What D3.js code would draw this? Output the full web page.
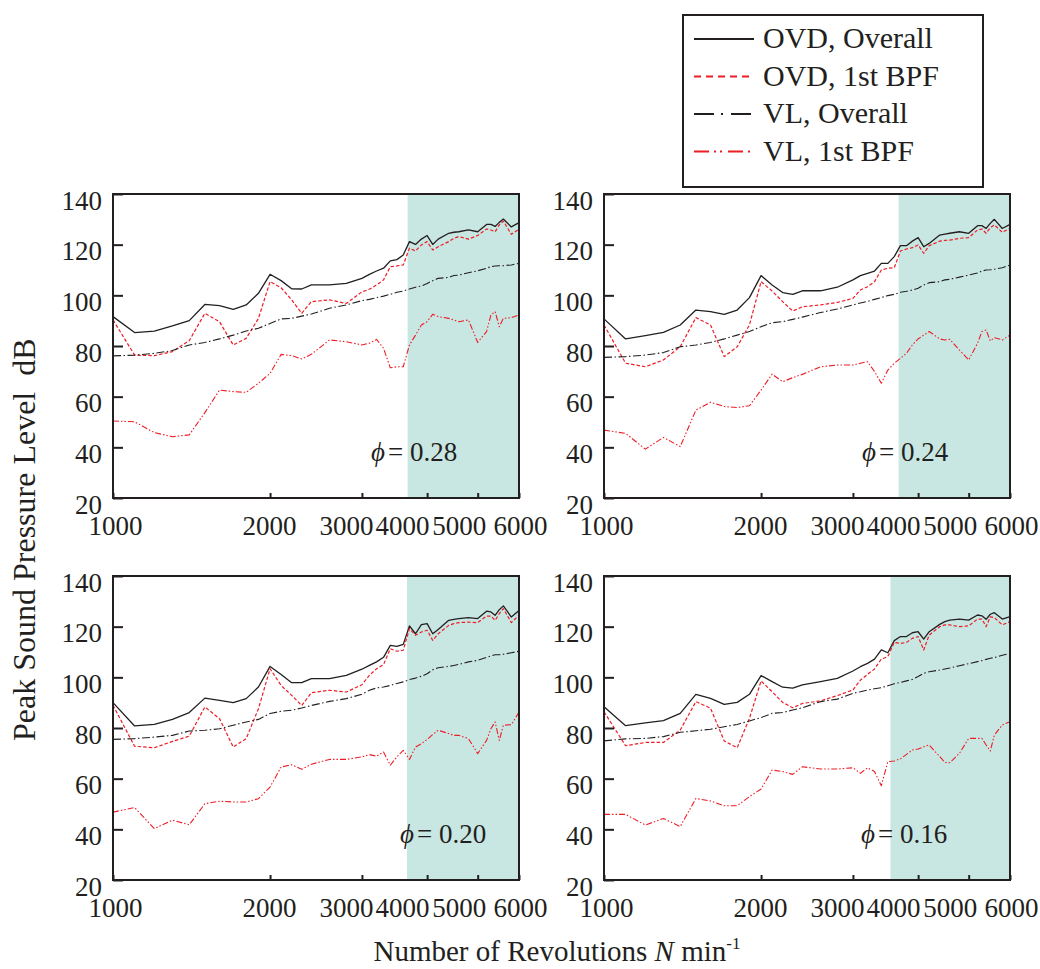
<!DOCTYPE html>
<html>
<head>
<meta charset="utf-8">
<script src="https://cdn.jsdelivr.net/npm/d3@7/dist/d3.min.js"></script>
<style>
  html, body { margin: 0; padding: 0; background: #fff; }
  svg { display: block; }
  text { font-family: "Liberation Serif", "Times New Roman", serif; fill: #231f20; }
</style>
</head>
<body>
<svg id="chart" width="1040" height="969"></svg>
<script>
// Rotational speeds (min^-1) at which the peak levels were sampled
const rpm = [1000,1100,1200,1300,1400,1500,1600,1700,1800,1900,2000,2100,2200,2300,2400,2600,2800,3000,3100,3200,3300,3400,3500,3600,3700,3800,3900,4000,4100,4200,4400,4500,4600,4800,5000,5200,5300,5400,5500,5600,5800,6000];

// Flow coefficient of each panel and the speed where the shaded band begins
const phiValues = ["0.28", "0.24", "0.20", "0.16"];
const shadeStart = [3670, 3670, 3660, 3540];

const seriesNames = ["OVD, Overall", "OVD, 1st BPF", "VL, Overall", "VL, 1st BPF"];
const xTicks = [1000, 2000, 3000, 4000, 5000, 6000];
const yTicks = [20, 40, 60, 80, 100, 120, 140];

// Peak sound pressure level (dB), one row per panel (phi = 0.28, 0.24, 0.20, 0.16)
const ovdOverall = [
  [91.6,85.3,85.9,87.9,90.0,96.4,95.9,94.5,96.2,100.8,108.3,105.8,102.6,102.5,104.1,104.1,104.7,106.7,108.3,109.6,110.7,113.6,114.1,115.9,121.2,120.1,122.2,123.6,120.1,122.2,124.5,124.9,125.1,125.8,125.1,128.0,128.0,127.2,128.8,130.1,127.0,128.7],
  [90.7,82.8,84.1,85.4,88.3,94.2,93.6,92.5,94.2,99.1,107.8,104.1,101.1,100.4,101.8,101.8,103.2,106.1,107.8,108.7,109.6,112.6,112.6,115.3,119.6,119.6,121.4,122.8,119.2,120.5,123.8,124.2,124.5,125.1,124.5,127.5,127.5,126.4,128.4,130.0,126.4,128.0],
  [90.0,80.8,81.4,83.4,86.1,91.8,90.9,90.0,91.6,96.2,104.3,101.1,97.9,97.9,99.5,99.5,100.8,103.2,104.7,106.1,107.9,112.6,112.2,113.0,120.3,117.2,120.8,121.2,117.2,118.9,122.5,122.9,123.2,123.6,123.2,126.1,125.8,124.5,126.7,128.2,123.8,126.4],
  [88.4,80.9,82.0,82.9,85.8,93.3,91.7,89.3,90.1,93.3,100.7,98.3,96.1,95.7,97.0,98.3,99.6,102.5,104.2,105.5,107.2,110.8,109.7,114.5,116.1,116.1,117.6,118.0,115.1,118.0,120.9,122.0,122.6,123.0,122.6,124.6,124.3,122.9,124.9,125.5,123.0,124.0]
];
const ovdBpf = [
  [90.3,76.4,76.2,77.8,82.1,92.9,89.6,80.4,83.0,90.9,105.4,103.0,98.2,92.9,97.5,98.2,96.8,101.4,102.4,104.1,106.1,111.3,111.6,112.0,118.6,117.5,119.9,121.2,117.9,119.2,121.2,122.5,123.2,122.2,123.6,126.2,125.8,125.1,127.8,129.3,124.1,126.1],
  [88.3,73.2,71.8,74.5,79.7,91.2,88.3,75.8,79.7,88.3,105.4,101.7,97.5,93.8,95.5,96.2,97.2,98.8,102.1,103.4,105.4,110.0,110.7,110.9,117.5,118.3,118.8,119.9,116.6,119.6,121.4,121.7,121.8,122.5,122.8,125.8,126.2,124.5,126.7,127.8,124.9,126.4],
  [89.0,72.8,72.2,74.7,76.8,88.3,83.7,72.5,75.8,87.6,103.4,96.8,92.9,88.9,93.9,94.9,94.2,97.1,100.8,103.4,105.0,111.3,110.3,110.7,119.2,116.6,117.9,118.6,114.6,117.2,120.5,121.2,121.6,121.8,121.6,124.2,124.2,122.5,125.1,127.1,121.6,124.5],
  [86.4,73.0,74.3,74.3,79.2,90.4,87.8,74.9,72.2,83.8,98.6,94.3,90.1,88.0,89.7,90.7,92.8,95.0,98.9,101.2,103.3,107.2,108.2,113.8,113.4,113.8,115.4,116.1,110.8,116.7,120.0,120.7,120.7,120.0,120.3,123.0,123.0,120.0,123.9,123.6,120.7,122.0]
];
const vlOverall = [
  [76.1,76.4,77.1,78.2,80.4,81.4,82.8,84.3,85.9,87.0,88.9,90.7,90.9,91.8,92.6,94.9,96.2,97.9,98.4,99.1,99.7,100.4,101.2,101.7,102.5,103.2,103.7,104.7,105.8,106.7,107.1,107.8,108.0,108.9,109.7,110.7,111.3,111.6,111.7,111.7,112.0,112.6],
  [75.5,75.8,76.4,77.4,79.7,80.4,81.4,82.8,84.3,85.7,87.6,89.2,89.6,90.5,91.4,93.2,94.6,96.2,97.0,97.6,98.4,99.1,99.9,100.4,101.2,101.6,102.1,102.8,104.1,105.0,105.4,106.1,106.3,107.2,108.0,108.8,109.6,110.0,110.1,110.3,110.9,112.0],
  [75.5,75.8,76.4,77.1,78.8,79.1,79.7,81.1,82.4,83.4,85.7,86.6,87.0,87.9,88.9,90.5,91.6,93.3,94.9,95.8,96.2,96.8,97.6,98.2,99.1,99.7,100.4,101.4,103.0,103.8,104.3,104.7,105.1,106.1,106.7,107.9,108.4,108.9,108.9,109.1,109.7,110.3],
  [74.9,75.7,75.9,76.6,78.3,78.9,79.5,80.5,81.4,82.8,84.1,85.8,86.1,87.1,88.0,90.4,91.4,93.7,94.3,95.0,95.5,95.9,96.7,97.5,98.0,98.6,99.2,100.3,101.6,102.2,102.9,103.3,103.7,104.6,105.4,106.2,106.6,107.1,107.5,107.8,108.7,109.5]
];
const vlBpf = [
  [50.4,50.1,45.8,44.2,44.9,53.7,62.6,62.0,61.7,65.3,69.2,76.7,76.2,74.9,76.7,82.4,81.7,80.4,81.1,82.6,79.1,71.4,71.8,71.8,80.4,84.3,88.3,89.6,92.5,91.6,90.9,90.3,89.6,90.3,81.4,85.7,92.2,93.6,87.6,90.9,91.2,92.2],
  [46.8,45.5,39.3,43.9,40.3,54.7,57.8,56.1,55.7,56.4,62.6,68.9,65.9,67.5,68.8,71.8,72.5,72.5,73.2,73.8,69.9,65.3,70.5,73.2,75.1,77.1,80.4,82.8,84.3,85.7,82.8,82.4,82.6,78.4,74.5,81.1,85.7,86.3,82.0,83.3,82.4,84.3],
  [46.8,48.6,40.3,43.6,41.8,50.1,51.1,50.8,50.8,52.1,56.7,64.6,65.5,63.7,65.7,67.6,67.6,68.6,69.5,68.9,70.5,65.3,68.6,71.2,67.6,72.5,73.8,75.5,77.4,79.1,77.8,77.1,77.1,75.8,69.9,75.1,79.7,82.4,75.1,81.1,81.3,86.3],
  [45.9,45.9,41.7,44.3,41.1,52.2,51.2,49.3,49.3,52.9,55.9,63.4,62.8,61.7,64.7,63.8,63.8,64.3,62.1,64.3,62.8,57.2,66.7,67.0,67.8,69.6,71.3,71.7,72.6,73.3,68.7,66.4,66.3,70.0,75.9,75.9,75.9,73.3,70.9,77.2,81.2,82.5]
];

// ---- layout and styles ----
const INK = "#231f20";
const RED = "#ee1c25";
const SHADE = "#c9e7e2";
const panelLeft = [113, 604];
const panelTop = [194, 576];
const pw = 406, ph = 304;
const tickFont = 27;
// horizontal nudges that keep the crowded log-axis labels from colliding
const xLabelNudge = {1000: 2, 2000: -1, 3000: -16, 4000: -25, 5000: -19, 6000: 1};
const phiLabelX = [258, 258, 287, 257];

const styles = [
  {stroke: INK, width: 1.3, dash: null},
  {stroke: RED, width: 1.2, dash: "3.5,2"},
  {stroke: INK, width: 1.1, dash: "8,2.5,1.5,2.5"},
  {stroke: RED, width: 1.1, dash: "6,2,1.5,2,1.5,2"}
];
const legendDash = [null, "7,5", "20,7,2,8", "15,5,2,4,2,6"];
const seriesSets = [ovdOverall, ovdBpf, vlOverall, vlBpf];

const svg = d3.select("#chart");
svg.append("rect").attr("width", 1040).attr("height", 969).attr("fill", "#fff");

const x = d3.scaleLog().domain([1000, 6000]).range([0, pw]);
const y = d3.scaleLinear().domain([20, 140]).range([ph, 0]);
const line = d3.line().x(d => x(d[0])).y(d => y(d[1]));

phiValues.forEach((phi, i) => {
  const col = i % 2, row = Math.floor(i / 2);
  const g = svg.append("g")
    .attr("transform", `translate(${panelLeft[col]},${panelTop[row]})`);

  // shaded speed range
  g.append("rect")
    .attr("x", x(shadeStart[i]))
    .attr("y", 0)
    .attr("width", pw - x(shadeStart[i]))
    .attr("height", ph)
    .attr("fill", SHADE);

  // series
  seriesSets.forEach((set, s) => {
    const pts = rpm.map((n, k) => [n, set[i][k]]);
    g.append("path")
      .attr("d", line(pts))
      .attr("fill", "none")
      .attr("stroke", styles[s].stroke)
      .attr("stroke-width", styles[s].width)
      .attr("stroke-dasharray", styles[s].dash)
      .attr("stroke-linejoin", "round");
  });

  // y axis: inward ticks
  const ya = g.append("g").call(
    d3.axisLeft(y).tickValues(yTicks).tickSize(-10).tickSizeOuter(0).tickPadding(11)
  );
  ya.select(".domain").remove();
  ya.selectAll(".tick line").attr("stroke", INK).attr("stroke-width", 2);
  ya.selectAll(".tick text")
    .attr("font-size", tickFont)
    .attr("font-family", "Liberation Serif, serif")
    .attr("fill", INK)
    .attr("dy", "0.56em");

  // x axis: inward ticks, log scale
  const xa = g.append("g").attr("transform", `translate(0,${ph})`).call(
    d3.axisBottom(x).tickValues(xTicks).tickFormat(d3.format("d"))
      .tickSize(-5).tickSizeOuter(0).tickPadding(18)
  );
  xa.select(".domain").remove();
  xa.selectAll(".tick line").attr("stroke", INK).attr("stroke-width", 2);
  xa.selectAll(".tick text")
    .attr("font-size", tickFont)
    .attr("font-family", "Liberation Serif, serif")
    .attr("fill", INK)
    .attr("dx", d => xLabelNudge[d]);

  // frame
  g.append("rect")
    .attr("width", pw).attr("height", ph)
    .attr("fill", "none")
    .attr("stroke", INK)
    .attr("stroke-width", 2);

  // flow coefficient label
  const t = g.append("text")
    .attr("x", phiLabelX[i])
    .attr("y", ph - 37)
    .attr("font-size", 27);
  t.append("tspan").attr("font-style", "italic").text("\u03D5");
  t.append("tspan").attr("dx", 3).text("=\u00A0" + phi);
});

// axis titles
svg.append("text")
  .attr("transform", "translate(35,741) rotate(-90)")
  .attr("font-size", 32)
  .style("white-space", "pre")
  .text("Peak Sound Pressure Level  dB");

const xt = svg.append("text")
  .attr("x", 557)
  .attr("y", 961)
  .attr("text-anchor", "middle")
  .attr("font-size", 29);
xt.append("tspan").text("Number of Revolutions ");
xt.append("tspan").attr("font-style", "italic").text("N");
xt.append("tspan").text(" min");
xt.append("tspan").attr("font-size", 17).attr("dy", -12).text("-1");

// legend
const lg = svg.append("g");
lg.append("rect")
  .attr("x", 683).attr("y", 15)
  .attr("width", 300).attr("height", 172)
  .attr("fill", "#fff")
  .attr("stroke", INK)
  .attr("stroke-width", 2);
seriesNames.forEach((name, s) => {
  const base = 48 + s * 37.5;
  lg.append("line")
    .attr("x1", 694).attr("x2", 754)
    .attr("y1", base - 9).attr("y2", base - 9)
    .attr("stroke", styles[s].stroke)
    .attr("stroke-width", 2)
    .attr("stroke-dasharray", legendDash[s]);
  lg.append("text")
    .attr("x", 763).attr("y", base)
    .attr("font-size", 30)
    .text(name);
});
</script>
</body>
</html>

● ● ●

SET TASK - From the opening line of the listing above through the line bearing "const yTicks = [20, 40, 60, 80, 100, 120, 140];", repeat each line exactly. Drop every picture.

ANSWER IN FULL -
What D3.js code would draw this? Output the full web page.
<!DOCTYPE html>
<html>
<head>
<meta charset="utf-8">
<script src="https://cdn.jsdelivr.net/npm/d3@7/dist/d3.min.js"></script>
<style>
  html, body { margin: 0; padding: 0; background: #fff; }
  svg { display: block; }
  text { font-family: "Liberation Serif", "Times New Roman", serif; fill: #231f20; }
</style>
</head>
<body>
<svg id="chart" width="1040" height="969"></svg>
<script>
// Rotational speeds (min^-1) at which the peak levels were sampled
const rpm = [1000,1100,1200,1300,1400,1500,1600,1700,1800,1900,2000,2100,2200,2300,2400,2600,2800,3000,3100,3200,3300,3400,3500,3600,3700,3800,3900,4000,4100,4200,4400,4500,4600,4800,5000,5200,5300,5400,5500,5600,5800,6000];

// Flow coefficient of each panel and the speed where the shaded band begins
const phiValues = ["0.28", "0.24", "0.20", "0.16"];
const shadeStart = [3670, 3670, 3660, 3540];

const seriesNames = ["OVD, Overall", "OVD, 1st BPF", "VL, Overall", "VL, 1st BPF"];
const xTicks = [1000, 2000, 3000, 4000, 5000, 6000];
const yTicks = [20, 40, 60, 80, 100, 120, 140];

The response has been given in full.